Ancora nessun accordo sui tessili fra Pechino e Unione Europea

Falliti gli incontri fra i rappresentanti del governo cinese e la Commissione commercio di Bruxelles. La questione ancora sul tavolo oggi, data di apertura dell'annuale incontro sino-europeo.


Pechino (AsiaNews/Scmp) – Non vi è ancora accordo, nonostante i molti incontri, fra i rappresentanti dell'Unione europea (Ue) e quelli del governo cinese sulla questione dell'importazione dei tessili. "Vi sono stati colloqui costruttivi fra l'Ue e Pechino – dice un portavoce del Commissario del Commercio per l'unione, Peter Madelson – ed i 2 lati sono entrambi convinti di doversi accordare sulla questione, già tirata per le lunghe, delle quote per i tessili". "Questo – continua – servirà a sbloccare i beni tessili fermi ai confini, ma vi sono alcuni aspetti importanti ancora da chiarire: le discussioni continuano ad alto livello".

L'annuncio di un accordo sulla questione era atteso per ieri, prima l'inizio dell'annuale incontro sino-europeo, che inizia oggi. Esso ha come oggetto la cooperazione politica, economica ed energetica – oltre all'embargo sulla vendita delle armi imposto nel 1989 – fra Pechino e Bruxelles, ma la questione tessile rimane in primo piano.

Nella serata di ieri Mandelson ha dichiarato: "Non vi sono punti di scontro fino ad ora, ma il patto uscirà quando sarà pronto". "Abbiamo pensato molte volte – aggiunge il suo portavoce – di essere molto vicini ad una risoluzione durante la giornata".

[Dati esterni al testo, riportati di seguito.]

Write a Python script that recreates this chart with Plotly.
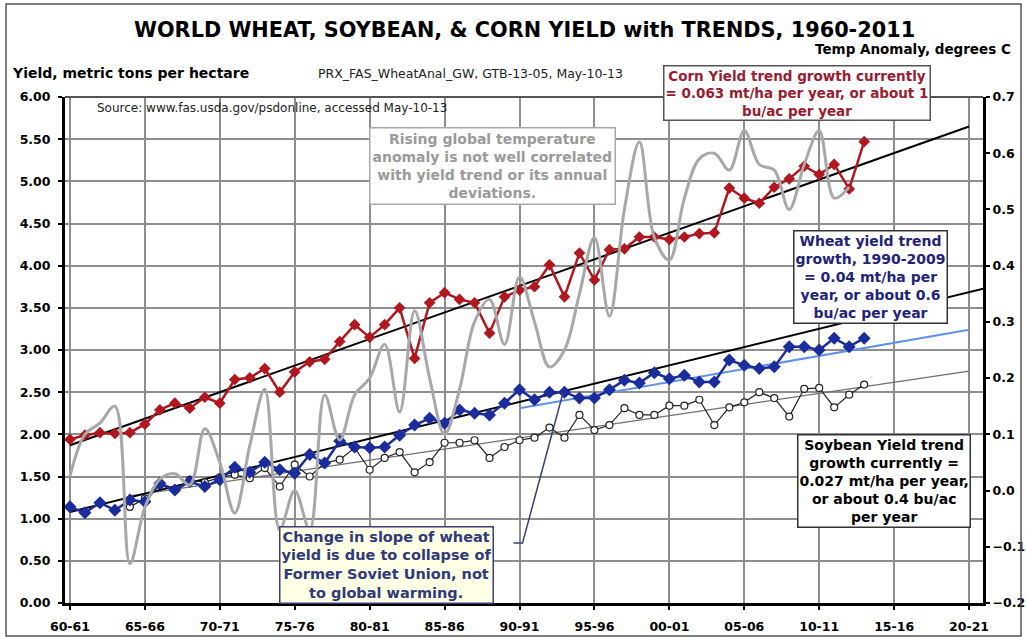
import plotly.graph_objects as go

# ---------------- data ----------------
YEARS = list(range(1960, 2014))
CORN = [1.94, 1.99, 2.02, 2.01, 2.02, 2.12, 2.29, 2.37, 2.31, 2.44,
        2.37, 2.65, 2.67, 2.78, 2.50, 2.74, 2.86, 2.89, 3.10, 3.30,
        3.15, 3.30, 3.50, 2.90, 3.56, 3.68, 3.60, 3.56, 3.20, 3.63,
        3.71, 3.75, 4.01, 3.63, 4.15, 3.83, 4.19, 4.20, 4.34, 4.34,
        4.31, 4.34, 4.38, 4.39, 4.92, 4.80, 4.74, 4.93, 5.03, 5.18,
        5.08, 5.20, 4.91, 5.47]
WHEAT = [1.14, 1.07, 1.19, 1.10, 1.22, 1.20, 1.42, 1.34, 1.44, 1.38,
         1.46, 1.61, 1.55, 1.67, 1.58, 1.54, 1.76, 1.66, 1.92, 1.85,
         1.84, 1.85, 1.99, 2.11, 2.19, 2.13, 2.29, 2.25, 2.23, 2.37,
         2.53, 2.41, 2.50, 2.50, 2.43, 2.43, 2.53, 2.64, 2.61, 2.73,
         2.66, 2.70, 2.62, 2.62, 2.88, 2.82, 2.78, 2.80, 3.04, 3.04,
         3.00, 3.14, 3.04, 3.14]
SOY_YEARS = list(range(1964, 2014))
SOY = [1.14, 1.24, 1.40, 1.34, 1.46, 1.43, 1.49, 1.52, 1.48, 1.60,
       1.38, 1.64, 1.50, 1.66, 1.70, 1.84, 1.58, 1.72, 1.79, 1.55,
       1.67, 1.90, 1.90, 1.93, 1.72, 1.85, 1.93, 1.96, 2.08, 1.96,
       2.23, 2.05, 2.11, 2.31, 2.23, 2.23, 2.34, 2.34, 2.41, 2.11,
       2.32, 2.38, 2.50, 2.43, 2.21, 2.54, 2.55, 2.32, 2.47, 2.59]
TEMP_YEARS = list(range(1960, 2013))
TEMP = [0.025, 0.10, 0.12, 0.15, -0.13, -0.03, 0.02, 0.03, 0.01, 0.11,
        0.05, -0.04, 0.08, 0.18, -0.07, 0.00, -0.07, 0.17, 0.09, 0.17,
        0.20, 0.26, 0.14, 0.32, 0.20, 0.10, 0.18, 0.30, 0.34, 0.26,
        0.38, 0.30, 0.22, 0.25, 0.35, 0.45, 0.31, 0.50, 0.62, 0.45,
        0.41, 0.52, 0.59, 0.60, 0.57, 0.64, 0.58, 0.57, 0.50, 0.58,
        0.64, 0.52, 0.54]

# trend line end points
CORN_TREND_X = [1960, 2020]
CORN_TREND_Y = [1.87, 5.65]
WHEAT_TREND_X = [1960, 2021]
WHEAT_TREND_Y = [1.08, 3.73]
WHEAT90_TREND_X = [1990, 2020]
WHEAT90_TREND_Y = [2.31, 3.24]
SOY_TREND_X = [1964, 2020]
SOY_TREND_Y = [1.27, 2.75]

X_TICK_YEARS = list(range(1960, 2021, 5))
X_TICK_LABELS = ["60-61", "65-66", "70-71", "75-76", "80-81", "85-86", "90-91",
                 "95-96", "00-01", "05-06", "10-11", "15-16", "20-21"]

# ---------------- styling ----------------
FONT = "DejaVu Sans, Verdana, sans-serif"
RED = "#B0171F"
BLUE = "#1B2C9C"
LIGHTBLUE = "#5F93E6"
GRAY = "#A8A8A8"
GRID = "#8E8E8E"

W_FIG, H_FIG = 1026, 640
L, R, T, B = 65, 983, 97, 603


def px(x):
    return (x - L) / (R - L)


def py(y):
    return (B - y) / (B - T)


fig = go.Figure()

# temperature anomaly (secondary axis)
fig.add_trace(go.Scatter(x=TEMP_YEARS, y=TEMP, yaxis="y2", mode="lines",
                         line=dict(color=GRAY, width=3, shape="spline", smoothing=1.0),
                         hoverinfo="skip"))

# trend lines
fig.add_trace(go.Scatter(x=SOY_TREND_X, y=SOY_TREND_Y, mode="lines",
                         line=dict(color="#707070", width=1.3)))
fig.add_trace(go.Scatter(x=WHEAT90_TREND_X, y=WHEAT90_TREND_Y, mode="lines",
                         line=dict(color=LIGHTBLUE, width=2)))
fig.add_trace(go.Scatter(x=WHEAT_TREND_X, y=WHEAT_TREND_Y, mode="lines",
                         line=dict(color="black", width=2)))
fig.add_trace(go.Scatter(x=CORN_TREND_X, y=CORN_TREND_Y, mode="lines",
                         line=dict(color="black", width=2)))

# series
fig.add_trace(go.Scatter(x=SOY_YEARS, y=SOY, mode="lines+markers",
                         line=dict(color="#222222", width=1.2),
                         marker=dict(symbol="circle", size=7, color="white",
                                     line=dict(color="#222222", width=1.2))))
fig.add_trace(go.Scatter(x=YEARS, y=WHEAT, mode="lines+markers",
                         line=dict(color=BLUE, width=2.5),
                         marker=dict(symbol="diamond", size=10, color=BLUE)))
fig.add_trace(go.Scatter(x=YEARS, y=CORN, mode="lines+markers",
                         line=dict(color=RED, width=2.5),
                         marker=dict(symbol="diamond", size=9, color=RED)))

TICKFONT = dict(size=12.5, family=FONT, weight="bold")
fig.update_layout(
    template="none",
    width=W_FIG, height=H_FIG, autosize=False,
    margin=dict(l=L, r=W_FIG - R, t=T, b=H_FIG - B, pad=0, autoexpand=False),
    paper_bgcolor="white", plot_bgcolor="white",
    showlegend=False,
    font=dict(family=FONT, color="black"),
    xaxis=dict(range=[1959.67, 2020.93], tickmode="array",
               tickvals=X_TICK_YEARS, ticktext=X_TICK_LABELS, automargin=False,
               showgrid=True, gridcolor=GRID, gridwidth=1.5,
               showline=True, linecolor="black", linewidth=3,
               ticks="outside", ticklen=4, tickcolor="black", tickwidth=1.5,
               ticklabelstandoff=6,
               tickfont=TICKFONT, zeroline=False),
    yaxis=dict(range=[0, 6], dtick=0.5, tickformat=".2f", automargin=False,
               showgrid=True, gridcolor=GRID, gridwidth=1.5,
               showline=True, linecolor="black", linewidth=3,
               ticks="outside", ticklen=4, tickcolor="black", tickwidth=1.5,
               ticklabelstandoff=5,
               tickfont=TICKFONT, zeroline=False),
    yaxis2=dict(range=[-0.2, 0.7], dtick=0.1, tickformat=".1f", automargin=False,
                overlaying="y", side="right", showgrid=False,
                showline=True, linecolor="black", linewidth=3,
                ticks="outside", ticklen=4, tickcolor="black", tickwidth=1.5,
                tickfont=TICKFONT, zeroline=False),
)

# top border of plot area
fig.add_shape(type="line", xref="paper", yref="paper", x0=0, x1=1, y0=1, y1=1,
              line=dict(color="#555555", width=2))
# outer frame
fig.add_shape(type="rect", xref="paper", yref="paper",
              x0=px(6), x1=px(1021), y0=py(636), y1=py(4),
              line=dict(color="#555555", width=1.5))

# connector from the Soviet-Union box
fig.add_shape(type="path", xref="x", yref="y",
              path="M 1989.6,0.71 L 1990.2,0.71 L 1992.9,2.49",
              line=dict(color="#3A3F7A", width=1.5))

ann = []


def text(x, y, s, size, color="black", bold=False, xanchor="center", **kw):
    ann.append(dict(x=px(x), y=py(y), xref="paper", yref="paper", text=s,
                    showarrow=False, xanchor=xanchor, yanchor="middle",
                    font=dict(family=FONT, size=size, color=color,
                              weight="bold" if bold else "normal"), **kw))


text(524, 30, "WORLD WHEAT, SOYBEAN, &amp; CORN YIELD with TRENDS, 1960-2011", 20.8, bold=True)
text(1013, 49, "Temp Anomaly, degrees C", 13.5, bold=True, xanchor="right")
text(10, 73, "Yield, metric tons per hectare", 14, bold=True, xanchor="left")
text(470, 73, "PRX_FAS_WheatAnal_GW, GTB-13-05, May-10-13", 12.5, color="#222222")
text(272, 108, "Source: www.fas.usda.gov/psdonline, accessed May-10-13", 12, color="#222222")

text(492, 166, "Rising global temperature<br>anomaly is not well correlated<br>with yield trend or its annual<br>deviations.",
     14, color="#9A9A9A", bold=True, bordercolor="#A8A8A8", borderwidth=1.5,
     bgcolor="white", borderpad=2)
text(797, 93, "Corn Yield trend growth currently<br>= 0.063 mt/ha per year, or about 1<br>bu/ac per year",
     13.5, color="#9B1B30", bold=True, bordercolor="#555555", borderwidth=1.5,
     bgcolor="white", borderpad=1)
text(870, 277, "Wheat yield trend<br>growth, 1990-2009<br>= 0.04 mt/ha per<br>year, or about 0.6<br>bu/ac per year",
     14, color="#1F237A", bold=True, bordercolor="#333333", borderwidth=1.5,
     bgcolor="white", borderpad=1)
text(884, 481, "Soybean Yield trend<br>growth currently =<br>0.027 mt/ha per year,<br>or about 0.4 bu/ac<br>per year",
     14, color="black", bold=True, bordercolor="#333333", borderwidth=1.5,
     bgcolor="white", borderpad=1)
text(386, 565, "Change in slope of wheat<br>yield is due to collapse of<br>Former Soviet Union, not<br>to global warming.",
     14.5, color="#2E3A7A", bold=True, bordercolor="#3A3F7A", borderwidth=1.5,
     bgcolor="#FFFFE6", borderpad=1)

fig.update_layout(annotations=ann)

fig.write_html("out.html", config={"displayModeBar": False},
               post_script="document.body.style.margin='0';document.body.style.overflow='hidden';")
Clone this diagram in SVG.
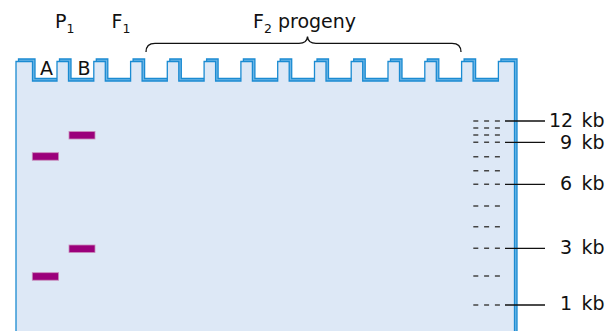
<svg xmlns="http://www.w3.org/2000/svg" width="610" height="331" viewBox="0 0 610 331">
<defs>
<style>
text{font-family:"DejaVu Sans","Liberation Sans",sans-serif;font-size:19px;fill:#111}
.sub{font-size:12.5px}
.band{fill:#9b007b;stroke:#c98bbb;stroke-width:0.8}
.dash{stroke:#444;stroke-width:1.6;stroke-dasharray:5 5.8;fill:none}
.lead{stroke:#111;stroke-width:1.3;fill:none}
.gelline{stroke:#1b8bd2;stroke-width:1.3;stroke-linejoin:miter}
</style>
<path id="gelshape" d="M16,340 L16,61.5 L32.5,61.5 L32.5,81 L57,81 L57,61.5 L68.5,61.5 L68.5,81 L93.8,81 L93.8,61.5 L105.3,61.5 L105.3,81 L130.6,81 L130.6,61.5 L142.1,61.5 L142.1,81 L167.3,81 L167.3,61.5 L178.8,61.5 L178.8,81 L204.1,81 L204.1,61.5 L215.6,61.5 L215.6,81 L240.9,81 L240.9,61.5 L252.4,61.5 L252.4,81 L277.7,81 L277.7,61.5 L289.2,61.5 L289.2,81 L314.5,81 L314.5,61.5 L326,61.5 L326,81 L351.2,81 L351.2,61.5 L362.7,61.5 L362.7,81 L388,81 L388,61.5 L399.5,61.5 L399.5,81 L424.8,81 L424.8,61.5 L436.3,61.5 L436.3,81 L461.6,81 L461.6,61.5 L473.1,61.5 L473.1,81 L498.4,81 L498.4,61.5 L514.5,61.5 L514.5,340 Z"/>
</defs>
<g id="gel">
<use href="#gelshape" transform="translate(2.5,-2.5)" fill="#6db6e6" class="gelline"/>
<use href="#gelshape" fill="#dde8f6" class="gelline"/>
</g>
<g id="lane-labels">
<text x="46.5" y="75" text-anchor="middle">A</text>
<text x="84" y="75" text-anchor="middle">B</text>
</g>
<g id="headers">
<text id="p1" x="55" y="28">P<tspan class="sub" dy="5">1</tspan></text>
<text id="f1" x="111.5" y="28">F<tspan class="sub" dy="5">1</tspan></text>
<text id="f2" x="253" y="28">F<tspan class="sub" dy="5">2</tspan><tspan dy="-5"> progeny</tspan></text>
<path id="brace" class="lead" d="M146,52 Q146,43.3 155,43.3 L299,43.3 Q307,43.3 307.5,36.5 Q308,43.3 316,43.3 L452,43.3 Q461,43.3 461,52"/>
</g>
<g id="bands">
<rect class="band" x="69" y="131.5" width="26" height="7.5"/>
<rect class="band" x="32.3" y="152.7" width="26.3" height="7.5"/>
<rect class="band" x="69" y="245" width="26" height="7.5"/>
<rect class="band" x="32.3" y="272.7" width="26.3" height="7.5"/>
</g>
<g id="marker">
<path class="dash" d="M473.3,121H501M473.3,128H501M473.3,135H501M473.3,142.3H501M473.3,156.7H501M473.3,170.7H501M473.3,184.3H501M473.3,206H501M473.3,226.7H501M473.3,248.3H501M473.3,276H501M473.3,305H501"/>
</g>
<g id="connectors">
<path class="lead" d="M505,121H545M505,142.3H545M505,184.3H545M505,248.3H545M505,305H545"/>
</g>
<g id="size-labels">
<text x="549" y="127">12 <tspan x="581.5">kb</tspan></text>
<text x="560" y="148.5">9 <tspan x="581.5">kb</tspan></text>
<text x="560" y="190">6 <tspan x="581.5">kb</tspan></text>
<text x="560" y="253.5">3 <tspan x="581.5">kb</tspan></text>
<text x="560" y="310">1 <tspan x="581.5">kb</tspan></text>
</g>
</svg>
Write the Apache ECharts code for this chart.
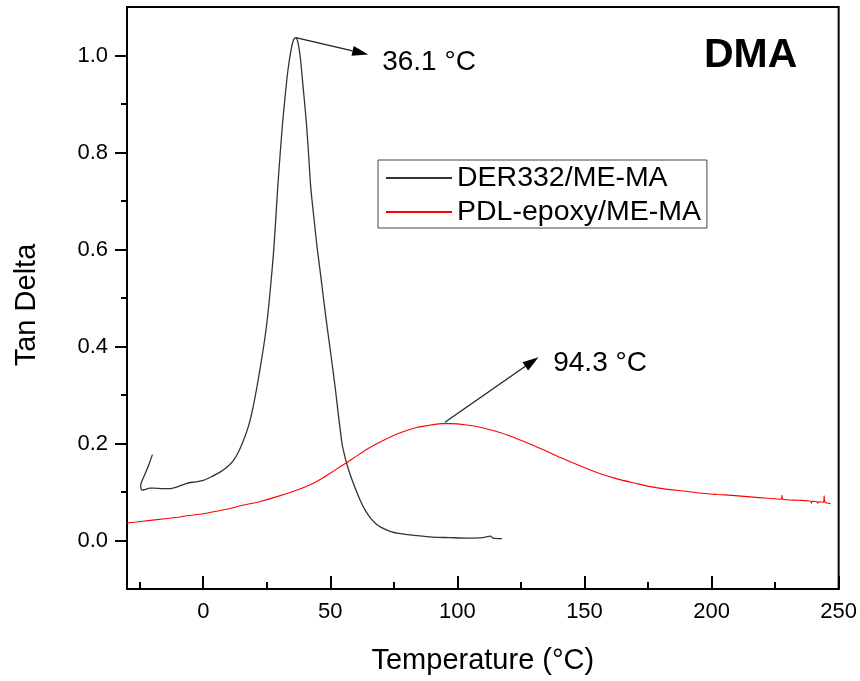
<!DOCTYPE html>
<html>
<head>
<meta charset="utf-8">
<script src="https://cdn.jsdelivr.net/npm/echarts@6/dist/echarts.min.js"></script>
<style>
html,body{margin:0;padding:0;background:#fff;}
#chart{width:860px;height:681px;}
</style>
</head>
<body>
<div id="chart"></div>
<script>
// ---- data ----
var seriesNames = ['DER332/ME-MA', 'PDL-epoxy/ME-MA'];
var derData = [
  [-20.0,0.177],[-21.5,0.155],[-22.9,0.137],[-24.0,0.124],[-24.6,0.115],[-24.5,0.107],[-24.0,0.104],[-23.0,0.105],
  [-21.0,0.108],[-19.6,0.108],[-16.0,0.107],[-13.1,0.107],[-10.0,0.111],[-6.5,0.118],[-3.0,0.121],[0.0,0.124],
  [3.0,0.131],[6.6,0.141],[9.5,0.152],[11.9,0.165],[14.0,0.184],[15.8,0.206],[17.2,0.226],[18.4,0.247],
  [19.8,0.280],[21.1,0.316],[22.7,0.365],[24.3,0.419],[25.5,0.470],[26.6,0.530],[27.6,0.590],[28.5,0.660],
  [29.3,0.728],[30.3,0.800],[31.3,0.866],[32.3,0.920],[33.3,0.969],[34.5,1.010],[35.5,1.032],[36.4,1.037],
  [37.2,1.028],[38.1,1.000],[39.2,0.940],[40.5,0.866],[41.4,0.800],[42.3,0.728],[43.6,0.662],[44.9,0.600],
  [46.0,0.555],[47.3,0.500],[48.3,0.458],[49.3,0.419],[50.6,0.368],[51.9,0.316],[53.2,0.258],[54.6,0.200],
  [55.5,0.178],[56.3,0.161],[58.0,0.133],[60.0,0.105],[62.0,0.080],[64.0,0.060],[66.0,0.045],[68.0,0.034],
  [70.0,0.027],[73.5,0.019],[77.5,0.014],[84.0,0.010],[90.0,0.007],[97.0,0.006],[104.0,0.005],[110.0,0.006],
  [113.0,0.009],[114.0,0.005],[117.5,0.004]
];
var pdlData = [
  [-30,0.036],[-20,0.042],[-10,0.048],[-6.5,0.051],[0,0.055],[6.6,0.062],[10.5,0.066],[15,0.072],[22,0.080],
  [30,0.092],[38,0.106],[43.3,0.118],[47,0.129],[51.2,0.143],[56.5,0.161],[60,0.173],[64.4,0.188],[70,0.204],
  [77.5,0.222],[84,0.233],[90.6,0.239],[94.3,0.241],[97.2,0.241],[103.7,0.238],[110.3,0.232],[117,0.222],
  [123.4,0.210],[130,0.196],[136,0.182],[140.5,0.171],[149.6,0.151],[156,0.138],[162.8,0.127],[170,0.118],
  [175.9,0.111],[182,0.106],[189,0.102],[195,0.098],[202.2,0.095],[208,0.093],[215.3,0.090],[222,0.087],
  [227.4,0.085],[227.7,0.093],[228.0,0.085],[234,0.083],[239.0,0.081],[239.3,0.077],[239.6,0.081],[241.5,0.080],
  [241.8,0.077],[242.1,0.080],[244.0,0.079],[244.3,0.092],[244.6,0.079],[246.8,0.076]
];
var xMajorTicks = [0, 50, 100, 150, 200, 250];
var xMinorTicks = [-25, 25, 75, 125, 175, 225];
var yMajorTicks = [0.0, 0.2, 0.4, 0.6, 0.8, 1.0];
var yMinorTicks = [0.1, 0.3, 0.5, 0.7, 0.9];
// annotation arrows: [fromX, fromY, toX, toY, textX, textY]
var annoArrows = [
  [36.4, 1.037, 64.9, 1.002, 70.4, 0.985],
  [95.1, 0.244, 131.9, 0.378, 137.7, 0.365]
];
var annoLabels = ['36.1 \u00B0C', '94.3 \u00B0C'];

// ---- chart ----
var F = 'Liberation Sans, Arial, sans-serif';
var chart = echarts.init(document.getElementById('chart'), null, {renderer: 'canvas'});

var option = {
  animation: false,
  backgroundColor: '#fff',
  title: {
    text: 'DMA', left: 704, top: 35, padding: 0,
    textStyle: {fontSize: 41, fontWeight: 'bold', fontFamily: F, color: '#000'}
  },
  legend: {
    data: seriesNames,
    orient: 'vertical',
    left: 378, top: 160,
    padding: [3, 6, 1, 7],
    itemWidth: 66, itemHeight: 14, itemGap: 4,
    borderColor: '#444', borderWidth: 1,
    itemStyle: {opacity: 0},
    textStyle: {fontSize: 28.5, fontFamily: F, color: '#000', lineHeight: 30}
  },
  grid: {
    left: 127, right: 21, top: 7, bottom: 92,
    show: true, borderColor: '#000', borderWidth: 2, backgroundColor: 'transparent'
  },
  xAxis: [{
    type: 'value', min: -30, max: 250, position: 'bottom',
    axisLine: {show: true, onZero: false, lineStyle: {color: '#000', width: 2}},
    axisTick: {show: true, inside: true, length: 13, customValues: xMajorTicks, lineStyle: {color: '#000', width: 2}},
    axisLabel: {customValues: xMajorTicks, margin: 12, fontSize: 22, color: '#000', fontFamily: F},
    splitLine: {show: false},
    name: 'Temperature (\u00B0C)', nameLocation: 'middle', nameGap: 57,
    nameTextStyle: {fontSize: 29, fontFamily: F, color: '#000'}
  }, {
    type: 'value', min: -30, max: 250, position: 'bottom',
    axisLine: {show: false, onZero: false},
    axisTick: {show: true, inside: true, length: 7, customValues: xMinorTicks, lineStyle: {color: '#000', width: 2}},
    axisLabel: {show: false},
    splitLine: {show: false}
  }],
  yAxis: [{
    type: 'value', min: -0.1, max: 1.1, position: 'left',
    axisLine: {show: true, onZero: false, lineStyle: {color: '#000', width: 2}},
    axisTick: {show: true, inside: false, length: 12, customValues: yMajorTicks, lineStyle: {color: '#000', width: 2}},
    axisLabel: {customValues: yMajorTicks, margin: 19, fontSize: 22, color: '#000', fontFamily: F,
      formatter: function (v) { return v.toFixed(1); }},
    splitLine: {show: false},
    name: 'Tan Delta', nameLocation: 'middle', nameGap: 86,
    nameTextStyle: {fontSize: 29, fontFamily: F, color: '#000', padding: [0, 14, 0, 0]}
  }, {
    type: 'value', min: -0.1, max: 1.1, position: 'left',
    axisLine: {show: false, onZero: false},
    axisTick: {show: true, inside: false, length: 6, customValues: yMinorTicks, lineStyle: {color: '#000', width: 2}},
    axisLabel: {show: false},
    splitLine: {show: false}
  }],
  series: [{
    name: seriesNames[0], type: 'line', data: derData, symbol: 'none', smooth: 0.25,
    xAxisIndex: 0, yAxisIndex: 0,
    lineStyle: {color: '#333', width: 1.3}, itemStyle: {color: '#333'}
  }, {
    name: seriesNames[1], type: 'line', data: pdlData, symbol: 'none', smooth: 0.25,
    xAxisIndex: 0, yAxisIndex: 0,
    lineStyle: {color: '#ff0000', width: 1.1}, itemStyle: {color: '#ff0000'}
  }, {
    name: 'annotations', type: 'custom', xAxisIndex: 0, yAxisIndex: 0,
    data: annoArrows, clip: false, silent: true,
    encode: {x: [0, 2, 4], y: [1, 3, 5]},
    renderItem: function (params, api) {
      var p0 = api.coord([api.value(0), api.value(1)]);
      var p1 = api.coord([api.value(2), api.value(3)]);
      var t = api.coord([api.value(4), api.value(5)]);
      var ang = Math.atan2(p1[1] - p0[1], p1[0] - p0[0]);
      var L = 16, W = 5;
      var c = Math.cos(ang), s = Math.sin(ang);
      var base = [p1[0] - L * c, p1[1] - L * s];
      return {
        type: 'group',
        children: [
          {type: 'line', shape: {x1: p0[0], y1: p0[1], x2: base[0], y2: base[1]},
            style: {stroke: '#222', lineWidth: 1.3}},
          {type: 'polygon', shape: {points: [p1, [base[0] - W * s, base[1] + W * c], [base[0] + W * s, base[1] - W * c]]},
            style: {fill: '#000'}},
          {type: 'text', x: t[0], y: t[1],
            style: {text: annoLabels[params.dataIndex], fontSize: 28, fontFamily: F,
              fill: '#000', align: 'left', verticalAlign: 'middle'}}
        ]
      };
    }
  }]
};
chart.setOption(option);
</script>
</body>
</html>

Un sistema congiunto di quote per limitare l'esportazione di 10 categorie di tessili all'interno dell'Unione è stato accettato il 10 giugno. Ma le quote – oscillanti fra l'8 ed il 12,5 % di crescita annuale – si sono prosciugate dopo solo 2 mesi e reggiseni, magliette e calzoni "made in China" hanno iniziato ad accumularsi nei porti cinesi ed europei. Al momento circa 80 milioni di capi - per un valore di oltre 400 milioni di euro – sono bloccati perché "fuori quota".

La questione ha diviso gli Stati membri dell'Unione: Italia, Spagna, Portogallo e Polonia – nazioni che producono materiale tessile – vogliono la continuazione del sistema delle quote per proteggere la produzione nazionale mentre Germania, Paesi Bassi e nazioni Scandinave vogliono vedere il problema risolto in modo veloce.

Mandelson ha cercato in giugno l'approvazione da parte dell'Unione per concedere quote extra fino a 140 milioni di euro, ma al momento non vi è ancora una risposta chiara da Bruxelles. Nonostante i rivenditori di abbigliamento di tutta Europa denuncino perdita di posti di lavoro, bancarotta e penuria di indumenti invernali qualora i tessili cinesi rimangano bloccati, Mandelson sostiene che l'accordo di giugno non è fallito. "Se quegli accordi sono falliti – dice il Commissario – perché altri stanno tentando di fare la stessa cosa?". Il riferimento è ai falliti accordi fra Stati Uniti e Cina, sempre sulla questione del tessile, che si sono conclusi la scorsa settimana.

L'esportazione di tessili ed indumenti dalla Cina all'Unione europea è cresciuta nei primi 6 mesi del 2005 del 57 % (pari a 8,65 miliardi di dollari americani). Al momento le quote sono diminuite al 39 % ma le esportazioni europee in Cina sono comunque ferme al 2 %.